Just like how the Indian National Congress was always protesting against the atrocities committed by the British in the pre-independence era, JNU students are also perennially in protest mode. Does this mean that teachers at JNU are committing atrocities on their students like the British? According to my well-placed sources, that campus has indeed been turned into a laboratory by its professors where innocent students from poor backgrounds are subjected to unbearable atrocities.
Reader discretion is advised as the details mentioned below are gory and disturbing.
The atrocities faced by the students inside the campus include studying about some vague phenomena from a remote village in Latin America or Africa. Nobody can withstand the cruelty of being compelled to study such obscure topics, that nobody really gives two hoots about, for half a decade. If that wasn’t enough, the humiliation of being mercilessly paraded around as the only expert in the world on that subject, that students from poor backgrounds have to undergo, is unimaginable.

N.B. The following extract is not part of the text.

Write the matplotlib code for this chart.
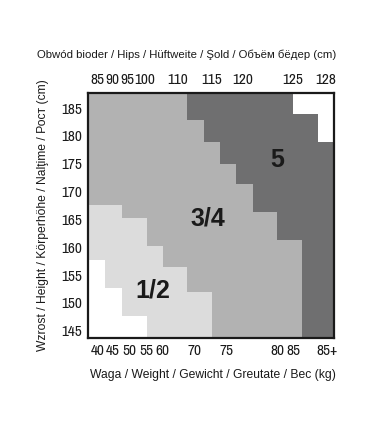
import matplotlib
matplotlib.use("Agg")
import matplotlib.pyplot as plt

plt.rcParams['font.family'] = ['Liberation Sans', 'DejaVu Sans']

# ---- data -------------------------------------------------------------
# x: position across the chart (chart width units 0..246), y: height in cm
x_min, x_max = 0, 246
y_min, y_max = 143.7, 187.7

height_ticks = [145, 150, 155, 160, 165, 170, 175, 180, 185]

weight_pos = [10, 25, 41, 58, 74, 107, 139, 189, 205, 239]
weight_labels = ["40", "45", "50", "55", "60", "70", "75", "80", "85", "85+"]

hips_pos = [9, 24, 39, 57, 90, 124, 155, 205, 238]
hips_labels = ["85", "90", "95", "100", "110", "115", "120", "125", "128"]

# size 5 zone: bands (upper cm, lower cm) and x where the zone begins
size5_top = [187.7, 182.8, 178.9, 175.0, 171.3, 166.3, 161.3]
size5_bottom = [182.8, 178.9, 175.0, 171.3, 166.3, 161.3, 143.7]
size5_start = [99, 115.5, 132, 147.5, 165, 189, 214]

# out-of-range zone top right
outTR_top = [187.7, 183.9]
outTR_bottom = [183.9, 178.9]
outTR_start = [205, 230]

# size 1/2 zone: bands and x where the zone ends
size12_top = [167.6, 165.3, 160.2, 156.4, 151.9]
size12_bottom = [165.3, 160.2, 156.4, 151.9, 143.7]
size12_end = [34, 59, 75, 99, 124]

# out-of-range zone bottom left
outBL_top = [157.7, 152.7, 147.7]
outBL_bottom = [152.7, 147.7, 143.7]
outBL_end = [17, 34, 59]

c_34 = "#b2b2b2"
c_5 = "#6f6f70"
c_12 = "#dcdcdc"
c_out = "#ffffff"

# ---- figure -----------------------------------------------------------
W, H = 381, 434
fig = plt.figure(figsize=(W / 100, H / 100), dpi=100)
ax = fig.add_axes([88 / W, 1 - 338 / H, (334 - 88) / W, (338 - 93) / H])
ax.set_facecolor(c_34)
ax.set_xlim(x_min, x_max)
ax.set_ylim(y_min, y_max)

def bands(top, bottom, left, right, color):
    heights = [t - b for t, b in zip(top, bottom)]
    widths = [r - l for l, r in zip(left, right)]
    ax.barh(bottom, widths, height=heights, left=left, align='edge',
            color=color, edgecolor='none', linewidth=0)

bands(size5_top, size5_bottom, size5_start, [x_max] * len(size5_start), c_5)
bands(outTR_top, outTR_bottom, outTR_start, [x_max] * len(outTR_start), c_out)
bands(size12_top, size12_bottom, [x_min] * len(size12_end), size12_end, c_12)
bands(outBL_top, outBL_bottom, [x_min] * len(outBL_end), outBL_end, c_out)

for s in ax.spines.values():
    s.set_linewidth(1.6)
    s.set_color("#1a1a1a")

tick_font = dict(family=['Archivo Narrow', 'Liberation Sans', 'DejaVu Sans'], size=11)

ax.set_yticks(height_ticks)
ax.set_yticklabels([str(v) for v in height_ticks], **tick_font)
ax.set_xticks(weight_pos)
ax.set_xticklabels(weight_labels, **tick_font)
ax.tick_params(axis='both', length=0, colors="#1a1a1a")
ax.tick_params(axis='x', pad=4)
ax.tick_params(axis='y', pad=4)

top = ax.secondary_xaxis('top')
top.set_xticks(hips_pos)
top.set_xticklabels(hips_labels, **tick_font)
top.tick_params(length=0, pad=4, colors="#1a1a1a")
top.spines['top'].set_visible(False)

# zone labels
zfont = dict(fontsize=18, fontweight='bold', color="#1a1a1a", ha='center', va='center')
ax.text(189, 175.6, "5", **zfont)
ax.text(120, 165.1, "3/4", **zfont)
ax.text(65, 152.2, "1/2", **zfont)

tcol = "#1a1a1a"
fig.text(187 / W, 1 - 55 / H, "Obwód bioder / Hips / Hüftweite / Şold / Объём бёдер (cm)",
         ha='center', va='center', fontsize=8.2, color=tcol)
fig.text(213 / W, 1 - 375 / H, "Waga / Weight / Gewicht / Greutate / Вес (kg)",
         ha='center', va='center', fontsize=8.7, color=tcol)
fig.text(43 / W, 1 - 215 / H, "Wzrost / Height / Körperhöhe / Nalţime / Рост (cm)",
         ha='center', va='center', rotation=90, fontsize=8.7, color=tcol)

fig.savefig("out.png", dpi=100)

Paul Coelho was correct; it is indeed very lonely at the top.
This could well be the reason why they are always out protesting. These students from poor backgrounds just want to break free of the intellectual jail that they are kept in at extremely low prices. It has made them delirious as they believe India is still a colony and the British administration is oppressing them. Poor fellows don’t even know that all they have to do is to simply walk out of the campus to end their misery.

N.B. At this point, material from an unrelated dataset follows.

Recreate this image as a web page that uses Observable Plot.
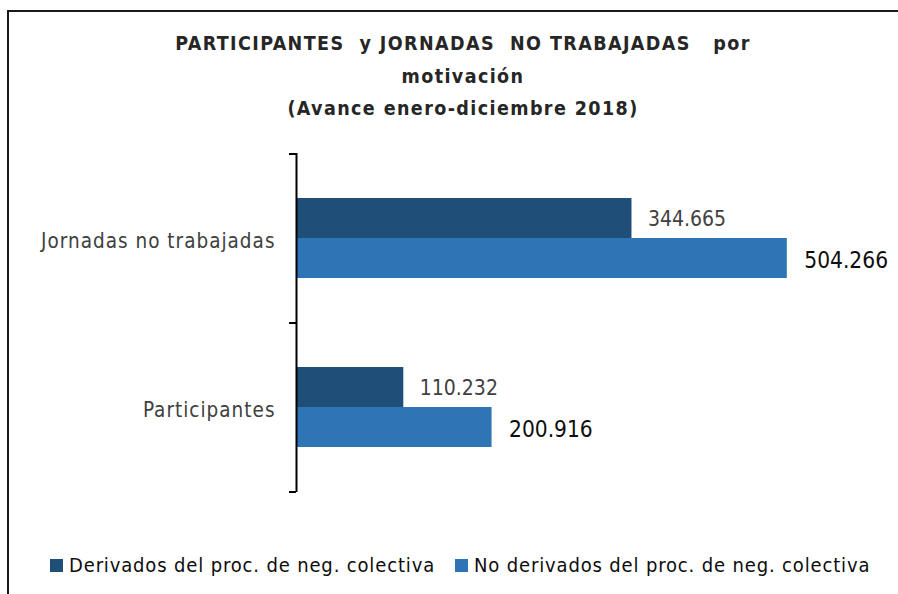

Just like the pre-independence era, all the political groups on the campus have presented a united front against the administration, which has implemented a 3000% hike in hostel fees and a 200% hike in refundable mess charges without consulting them.
3000% and 200% – that is really an atrocity and an attempt to throttle their ‘freedom to protest’. I can’t help but wonder what the absolute amount is!
These students are right, expecting the students from poor backgrounds to pay an amount after an extremely fair fee hike is barbarianism. When nobody in India pays their electricity bills – the entire UP government has unpaid power dues of 13,000 crores, which forced the Chief Minister of the state to intervene and issue an order to compel them to pay or face the music – then isn’t it unfair to expect students from poor backgrounds to pay subsidized rent for their hostel, which is very reasonable even after a massive fee hike. The first Prime Minister of India did not lend his name to this fine university for this day when the administration has resorted to harassing the students with fair and just demands.
It is a dark and unfortunate day in India’s history and I am glad that Jawaharlal Nehru is not alive today to witness this. Had he been alive then he would have conferred himself with the Bharat Ratna AGAIN, as he did in 1955 and his daughter in 1971.